A Human Organoid-on-a-Chip Model Reveals Effects of Flow on Polycystic Kidney Disease Cystogenesis

Session Information

Category: Genetic Diseases of the Kidneys

  • 1001 Genetic Diseases of the Kidneys: Cystic


  • Li, Sienna, University of Washington, Seattle, Washington, United States
  • Gomez, Ivan G., University of Washington, Seattle, Washington, United States
  • Cruz, Nelly M., University of Washington, Seattle, Washington, United States
  • Himmelfarb, Jonathan, Kidney Research Institute, Seattle, Washington, United States
  • Freedman, Benjamin S., University of Washington, Seattle, Washington, United States

Polycystic kidney disease (PKD) is caused by the loss of polycystin proteins that are posited to act as flow-sensitive mechanosensors on primary cilia, but the effects of flow on cystogenesis are difficult to study in vivo. Human kidney organoids differentiated from pluripotent stem cells provide a genetically specific model of PKD cystogenesis in vitro. We hypothesized that adding flow to this model would exacerbate cyst growth resulting from PKD mutations.


Kidney organoids were derived from stem cells with bi-allelic, truncating mutations in PKD1 or PKD2, and subjected to fluid shear stress at physiological levels (0.2 dynes/cm2) in microfluidic chips. A static culture condition in the same chips that allowed for simple diffusion of nutrients was used to control for the effects of flow. Fluorescence-labeled glucose was introduced and monitored in time-lapse videos over a 12 hour period, and absorption was quantified using image intensity analysis. Cyst polarity was determined by immunofluorescence for cilia and tight junctions. Cyst expansion was quantified in the presence or absence of transporter modulators such as SGLT2 inhibitors and mannitol.


Cysts in PKD organoids were highly dynamic and increased in size rapidly under flow, compared to static controls. Flow could also be substituted by a diffusive static condition that exposed organoids to an equivalent volume of culture media to achieve a similar effect. PKD cysts in organoids polarized with the apical ciliated surface facing outwards towards the media and exposed to flow, modeling the interior of a tubule in vivo. Expansion of PKD cysts was coupled to glucose transport into epithelial structures and their lumens, while inhibition of glucose transport decreased cyst expansion in a dose-dependent manner.
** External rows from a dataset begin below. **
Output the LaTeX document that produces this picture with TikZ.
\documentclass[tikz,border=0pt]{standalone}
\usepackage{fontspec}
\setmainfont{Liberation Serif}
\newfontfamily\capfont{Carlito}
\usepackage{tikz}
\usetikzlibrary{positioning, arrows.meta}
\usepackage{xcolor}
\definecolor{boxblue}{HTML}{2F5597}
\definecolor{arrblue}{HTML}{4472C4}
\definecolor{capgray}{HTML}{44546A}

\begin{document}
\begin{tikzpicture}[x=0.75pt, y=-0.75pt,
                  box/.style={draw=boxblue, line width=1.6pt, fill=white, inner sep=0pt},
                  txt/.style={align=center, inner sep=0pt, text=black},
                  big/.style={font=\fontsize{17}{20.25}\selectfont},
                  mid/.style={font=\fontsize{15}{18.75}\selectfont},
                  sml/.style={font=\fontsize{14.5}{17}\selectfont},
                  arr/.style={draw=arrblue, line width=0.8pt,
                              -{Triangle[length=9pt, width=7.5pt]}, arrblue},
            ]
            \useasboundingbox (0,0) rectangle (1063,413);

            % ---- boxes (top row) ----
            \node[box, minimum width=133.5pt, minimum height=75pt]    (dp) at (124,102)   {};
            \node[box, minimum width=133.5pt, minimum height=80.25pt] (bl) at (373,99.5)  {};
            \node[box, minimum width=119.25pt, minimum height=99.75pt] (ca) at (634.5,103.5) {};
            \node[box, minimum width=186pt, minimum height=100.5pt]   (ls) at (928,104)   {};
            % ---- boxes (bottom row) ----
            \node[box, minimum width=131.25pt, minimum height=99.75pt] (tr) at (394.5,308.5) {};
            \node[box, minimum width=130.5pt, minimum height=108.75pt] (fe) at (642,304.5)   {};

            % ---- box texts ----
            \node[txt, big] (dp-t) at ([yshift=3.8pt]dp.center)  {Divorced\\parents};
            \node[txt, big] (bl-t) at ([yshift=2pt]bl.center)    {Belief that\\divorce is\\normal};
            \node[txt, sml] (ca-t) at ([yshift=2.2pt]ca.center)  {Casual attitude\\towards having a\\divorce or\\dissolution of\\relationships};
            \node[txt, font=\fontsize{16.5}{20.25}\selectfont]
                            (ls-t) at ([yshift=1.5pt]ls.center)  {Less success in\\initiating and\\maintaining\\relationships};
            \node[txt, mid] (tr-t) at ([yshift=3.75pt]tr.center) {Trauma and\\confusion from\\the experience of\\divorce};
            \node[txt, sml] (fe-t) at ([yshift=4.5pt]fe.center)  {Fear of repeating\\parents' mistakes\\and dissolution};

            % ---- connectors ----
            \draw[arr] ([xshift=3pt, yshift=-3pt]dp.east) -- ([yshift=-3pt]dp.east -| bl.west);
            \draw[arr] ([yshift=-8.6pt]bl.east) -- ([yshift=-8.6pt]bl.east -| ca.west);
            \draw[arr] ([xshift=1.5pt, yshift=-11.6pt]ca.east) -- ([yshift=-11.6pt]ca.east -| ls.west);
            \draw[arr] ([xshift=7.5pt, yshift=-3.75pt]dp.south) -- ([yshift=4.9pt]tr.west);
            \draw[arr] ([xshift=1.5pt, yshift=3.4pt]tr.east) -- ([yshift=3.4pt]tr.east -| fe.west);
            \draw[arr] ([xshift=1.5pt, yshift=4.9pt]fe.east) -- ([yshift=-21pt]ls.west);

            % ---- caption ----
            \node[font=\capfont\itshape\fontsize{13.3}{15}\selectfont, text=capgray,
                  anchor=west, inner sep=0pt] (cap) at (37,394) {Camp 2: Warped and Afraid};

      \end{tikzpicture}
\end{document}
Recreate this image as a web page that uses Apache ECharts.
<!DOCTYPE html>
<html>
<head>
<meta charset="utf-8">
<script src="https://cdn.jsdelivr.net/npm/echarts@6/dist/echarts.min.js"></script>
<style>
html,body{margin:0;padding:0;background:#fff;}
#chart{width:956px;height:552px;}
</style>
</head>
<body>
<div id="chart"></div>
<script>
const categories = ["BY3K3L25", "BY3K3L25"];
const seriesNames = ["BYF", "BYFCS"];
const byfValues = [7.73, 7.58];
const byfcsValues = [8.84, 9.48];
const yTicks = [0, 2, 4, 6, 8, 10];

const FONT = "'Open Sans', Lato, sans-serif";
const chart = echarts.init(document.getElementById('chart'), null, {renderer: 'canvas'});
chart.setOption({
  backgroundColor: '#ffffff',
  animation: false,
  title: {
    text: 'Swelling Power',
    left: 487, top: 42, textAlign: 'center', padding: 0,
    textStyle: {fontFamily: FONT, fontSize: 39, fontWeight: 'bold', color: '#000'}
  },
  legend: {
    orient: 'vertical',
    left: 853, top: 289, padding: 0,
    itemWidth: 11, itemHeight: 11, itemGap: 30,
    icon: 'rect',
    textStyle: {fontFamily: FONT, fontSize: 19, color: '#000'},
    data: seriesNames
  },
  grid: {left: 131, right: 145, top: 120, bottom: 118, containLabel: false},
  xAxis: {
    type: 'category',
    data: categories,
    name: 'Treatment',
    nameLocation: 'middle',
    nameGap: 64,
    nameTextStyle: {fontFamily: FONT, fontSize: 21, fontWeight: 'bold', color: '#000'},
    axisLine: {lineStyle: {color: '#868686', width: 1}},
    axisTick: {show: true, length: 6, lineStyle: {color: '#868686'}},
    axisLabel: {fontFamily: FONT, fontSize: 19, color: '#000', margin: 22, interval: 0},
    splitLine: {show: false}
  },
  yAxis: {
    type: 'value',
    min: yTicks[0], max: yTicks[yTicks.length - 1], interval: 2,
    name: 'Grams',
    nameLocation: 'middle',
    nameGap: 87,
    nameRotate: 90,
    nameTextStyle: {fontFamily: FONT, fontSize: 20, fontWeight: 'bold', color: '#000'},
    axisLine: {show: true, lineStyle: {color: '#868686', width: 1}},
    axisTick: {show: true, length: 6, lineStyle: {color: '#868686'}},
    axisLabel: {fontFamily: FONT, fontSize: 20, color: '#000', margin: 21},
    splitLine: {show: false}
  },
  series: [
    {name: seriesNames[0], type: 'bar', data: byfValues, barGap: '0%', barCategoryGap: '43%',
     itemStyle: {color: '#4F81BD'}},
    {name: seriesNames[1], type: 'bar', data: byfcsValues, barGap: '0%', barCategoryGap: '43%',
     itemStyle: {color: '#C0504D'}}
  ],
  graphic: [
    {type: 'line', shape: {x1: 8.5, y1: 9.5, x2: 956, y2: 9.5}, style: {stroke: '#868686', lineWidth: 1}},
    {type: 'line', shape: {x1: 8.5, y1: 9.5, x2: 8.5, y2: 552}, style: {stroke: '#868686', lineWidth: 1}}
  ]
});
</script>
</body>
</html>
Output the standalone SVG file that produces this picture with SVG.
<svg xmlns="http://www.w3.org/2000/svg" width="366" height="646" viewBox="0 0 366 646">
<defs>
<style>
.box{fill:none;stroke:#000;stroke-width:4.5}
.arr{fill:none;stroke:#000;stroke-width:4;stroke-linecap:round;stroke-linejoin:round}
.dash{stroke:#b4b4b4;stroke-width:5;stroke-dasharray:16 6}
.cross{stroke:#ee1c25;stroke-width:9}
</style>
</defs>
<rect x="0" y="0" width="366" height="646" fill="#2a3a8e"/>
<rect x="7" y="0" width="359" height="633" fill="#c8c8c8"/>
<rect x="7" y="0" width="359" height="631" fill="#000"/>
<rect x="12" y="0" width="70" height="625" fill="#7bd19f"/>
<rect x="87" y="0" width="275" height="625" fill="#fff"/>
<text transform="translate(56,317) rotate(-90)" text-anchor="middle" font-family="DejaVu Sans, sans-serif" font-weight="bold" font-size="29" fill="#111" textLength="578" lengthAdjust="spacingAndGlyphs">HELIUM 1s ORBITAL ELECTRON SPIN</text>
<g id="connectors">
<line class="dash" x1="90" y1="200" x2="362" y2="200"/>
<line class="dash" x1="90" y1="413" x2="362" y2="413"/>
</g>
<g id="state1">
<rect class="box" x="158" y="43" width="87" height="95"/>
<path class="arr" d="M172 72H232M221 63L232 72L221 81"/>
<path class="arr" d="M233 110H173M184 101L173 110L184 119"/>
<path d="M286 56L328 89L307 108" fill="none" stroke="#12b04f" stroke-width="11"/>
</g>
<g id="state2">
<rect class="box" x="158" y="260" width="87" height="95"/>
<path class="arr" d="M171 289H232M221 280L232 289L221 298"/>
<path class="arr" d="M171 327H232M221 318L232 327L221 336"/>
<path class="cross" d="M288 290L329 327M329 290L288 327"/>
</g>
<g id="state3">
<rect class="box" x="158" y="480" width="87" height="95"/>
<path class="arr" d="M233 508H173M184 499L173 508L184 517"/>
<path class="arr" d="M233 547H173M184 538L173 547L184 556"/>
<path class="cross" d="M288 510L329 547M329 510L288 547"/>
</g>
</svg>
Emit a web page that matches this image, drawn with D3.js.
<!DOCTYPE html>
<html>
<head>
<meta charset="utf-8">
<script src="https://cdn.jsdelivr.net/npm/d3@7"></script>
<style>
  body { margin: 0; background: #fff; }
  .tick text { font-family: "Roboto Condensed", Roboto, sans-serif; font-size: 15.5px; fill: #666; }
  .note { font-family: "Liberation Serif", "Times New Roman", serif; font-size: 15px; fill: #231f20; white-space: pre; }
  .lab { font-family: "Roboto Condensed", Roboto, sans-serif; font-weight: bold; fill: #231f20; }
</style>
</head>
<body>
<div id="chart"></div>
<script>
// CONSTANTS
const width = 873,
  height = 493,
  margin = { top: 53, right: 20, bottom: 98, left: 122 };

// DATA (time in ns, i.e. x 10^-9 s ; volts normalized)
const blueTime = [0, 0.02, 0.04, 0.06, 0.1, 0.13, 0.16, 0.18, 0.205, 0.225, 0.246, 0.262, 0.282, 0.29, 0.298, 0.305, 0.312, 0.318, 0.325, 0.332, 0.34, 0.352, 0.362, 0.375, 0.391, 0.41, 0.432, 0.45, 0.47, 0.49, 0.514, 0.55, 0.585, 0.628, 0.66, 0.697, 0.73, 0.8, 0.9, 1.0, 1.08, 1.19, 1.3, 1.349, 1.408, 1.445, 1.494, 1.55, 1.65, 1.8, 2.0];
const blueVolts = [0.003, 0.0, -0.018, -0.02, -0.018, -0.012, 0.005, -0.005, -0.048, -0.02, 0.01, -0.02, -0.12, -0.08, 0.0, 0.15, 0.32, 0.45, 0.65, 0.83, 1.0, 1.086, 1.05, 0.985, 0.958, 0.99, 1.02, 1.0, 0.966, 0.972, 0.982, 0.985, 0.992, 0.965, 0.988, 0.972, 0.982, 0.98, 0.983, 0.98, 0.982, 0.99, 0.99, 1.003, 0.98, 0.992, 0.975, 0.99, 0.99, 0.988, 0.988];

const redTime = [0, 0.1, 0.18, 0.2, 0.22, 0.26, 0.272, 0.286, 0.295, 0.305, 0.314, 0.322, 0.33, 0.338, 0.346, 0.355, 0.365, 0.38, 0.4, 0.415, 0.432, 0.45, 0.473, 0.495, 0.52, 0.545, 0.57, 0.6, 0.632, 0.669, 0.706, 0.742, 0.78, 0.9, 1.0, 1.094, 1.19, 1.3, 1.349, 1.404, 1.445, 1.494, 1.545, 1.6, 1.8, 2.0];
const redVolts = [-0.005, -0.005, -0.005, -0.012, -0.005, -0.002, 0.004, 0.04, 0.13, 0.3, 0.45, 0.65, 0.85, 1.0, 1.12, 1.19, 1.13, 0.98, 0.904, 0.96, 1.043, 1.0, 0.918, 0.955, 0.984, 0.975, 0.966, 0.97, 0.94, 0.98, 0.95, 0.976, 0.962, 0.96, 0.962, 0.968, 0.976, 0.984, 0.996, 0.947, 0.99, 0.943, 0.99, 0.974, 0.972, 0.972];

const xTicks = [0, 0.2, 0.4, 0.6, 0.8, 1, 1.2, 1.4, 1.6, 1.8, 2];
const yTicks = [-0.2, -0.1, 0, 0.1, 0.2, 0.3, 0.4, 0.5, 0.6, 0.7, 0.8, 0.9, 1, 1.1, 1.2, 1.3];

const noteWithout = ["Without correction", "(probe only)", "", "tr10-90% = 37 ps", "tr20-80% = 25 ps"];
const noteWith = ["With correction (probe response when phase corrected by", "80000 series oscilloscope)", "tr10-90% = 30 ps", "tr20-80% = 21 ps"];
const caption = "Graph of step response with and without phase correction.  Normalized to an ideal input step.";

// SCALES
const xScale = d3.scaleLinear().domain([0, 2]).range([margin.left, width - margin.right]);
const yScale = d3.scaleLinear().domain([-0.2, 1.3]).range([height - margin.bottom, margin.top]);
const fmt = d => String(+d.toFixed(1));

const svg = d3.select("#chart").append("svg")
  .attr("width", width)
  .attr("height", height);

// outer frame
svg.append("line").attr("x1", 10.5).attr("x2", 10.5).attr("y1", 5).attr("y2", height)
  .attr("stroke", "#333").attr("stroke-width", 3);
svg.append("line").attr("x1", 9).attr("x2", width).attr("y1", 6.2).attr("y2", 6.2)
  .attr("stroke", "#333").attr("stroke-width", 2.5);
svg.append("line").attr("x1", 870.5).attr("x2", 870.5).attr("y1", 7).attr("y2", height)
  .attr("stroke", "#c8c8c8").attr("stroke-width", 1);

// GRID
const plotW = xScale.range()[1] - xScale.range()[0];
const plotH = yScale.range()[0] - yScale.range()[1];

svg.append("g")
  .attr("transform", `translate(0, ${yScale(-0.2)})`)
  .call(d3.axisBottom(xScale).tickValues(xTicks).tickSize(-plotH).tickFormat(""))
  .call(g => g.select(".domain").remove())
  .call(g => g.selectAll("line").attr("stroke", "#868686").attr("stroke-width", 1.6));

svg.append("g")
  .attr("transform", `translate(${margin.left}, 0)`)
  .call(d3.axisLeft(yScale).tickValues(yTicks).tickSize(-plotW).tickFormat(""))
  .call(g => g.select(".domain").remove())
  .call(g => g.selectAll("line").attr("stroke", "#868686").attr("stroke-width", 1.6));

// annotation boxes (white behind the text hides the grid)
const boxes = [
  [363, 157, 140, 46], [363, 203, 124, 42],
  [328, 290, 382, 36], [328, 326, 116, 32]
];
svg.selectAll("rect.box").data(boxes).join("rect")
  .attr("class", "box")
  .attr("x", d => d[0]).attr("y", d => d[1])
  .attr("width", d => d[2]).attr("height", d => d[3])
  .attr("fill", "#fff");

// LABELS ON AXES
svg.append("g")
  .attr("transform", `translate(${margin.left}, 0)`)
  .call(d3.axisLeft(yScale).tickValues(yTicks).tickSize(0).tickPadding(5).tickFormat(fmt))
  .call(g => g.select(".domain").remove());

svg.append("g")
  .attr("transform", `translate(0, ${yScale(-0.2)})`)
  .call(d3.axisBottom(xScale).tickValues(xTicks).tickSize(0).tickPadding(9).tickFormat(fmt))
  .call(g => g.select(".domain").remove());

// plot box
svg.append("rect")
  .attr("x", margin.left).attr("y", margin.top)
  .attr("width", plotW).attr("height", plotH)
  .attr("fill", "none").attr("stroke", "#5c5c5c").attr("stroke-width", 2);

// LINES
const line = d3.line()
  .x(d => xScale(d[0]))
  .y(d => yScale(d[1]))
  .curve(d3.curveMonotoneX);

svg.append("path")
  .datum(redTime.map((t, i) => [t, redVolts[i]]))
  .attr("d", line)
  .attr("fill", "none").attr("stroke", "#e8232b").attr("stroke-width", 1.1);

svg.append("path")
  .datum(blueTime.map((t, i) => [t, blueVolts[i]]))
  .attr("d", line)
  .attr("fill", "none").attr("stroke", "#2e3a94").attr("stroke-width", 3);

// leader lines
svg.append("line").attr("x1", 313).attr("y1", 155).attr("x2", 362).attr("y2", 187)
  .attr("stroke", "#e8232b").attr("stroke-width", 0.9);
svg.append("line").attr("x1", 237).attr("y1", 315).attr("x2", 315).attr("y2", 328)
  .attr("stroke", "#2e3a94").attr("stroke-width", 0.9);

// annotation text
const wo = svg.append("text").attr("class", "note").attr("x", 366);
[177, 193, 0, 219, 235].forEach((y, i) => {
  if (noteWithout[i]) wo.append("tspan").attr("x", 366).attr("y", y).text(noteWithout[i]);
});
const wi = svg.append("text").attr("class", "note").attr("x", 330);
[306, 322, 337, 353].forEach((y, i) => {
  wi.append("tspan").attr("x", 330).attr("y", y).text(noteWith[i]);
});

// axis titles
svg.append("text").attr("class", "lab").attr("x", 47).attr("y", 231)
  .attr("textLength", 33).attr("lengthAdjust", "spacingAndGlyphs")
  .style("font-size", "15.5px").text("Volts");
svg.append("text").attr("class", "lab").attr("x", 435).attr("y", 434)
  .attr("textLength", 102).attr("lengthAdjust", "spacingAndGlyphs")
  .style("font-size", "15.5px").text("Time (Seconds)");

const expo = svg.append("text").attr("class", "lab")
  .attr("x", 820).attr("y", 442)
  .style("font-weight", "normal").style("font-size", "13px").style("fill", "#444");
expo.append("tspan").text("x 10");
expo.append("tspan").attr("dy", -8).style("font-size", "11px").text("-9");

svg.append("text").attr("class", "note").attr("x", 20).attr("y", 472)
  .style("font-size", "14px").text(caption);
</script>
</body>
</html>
Our findings suggest that flow, volume, and glucose transport are positive regulators of cyst expansion. Cystogenesis can be enhanced through mechanisms of tubular reabsorption in addition to secretion, and glucose transporters may be crucial to this effect. Collectively, our data support a role for polycystins in regulating the delicate balance of renal transporter function. Therapeutics that reduce flow through the kidney may therefore be beneficial in reducing cyst growth in PKD.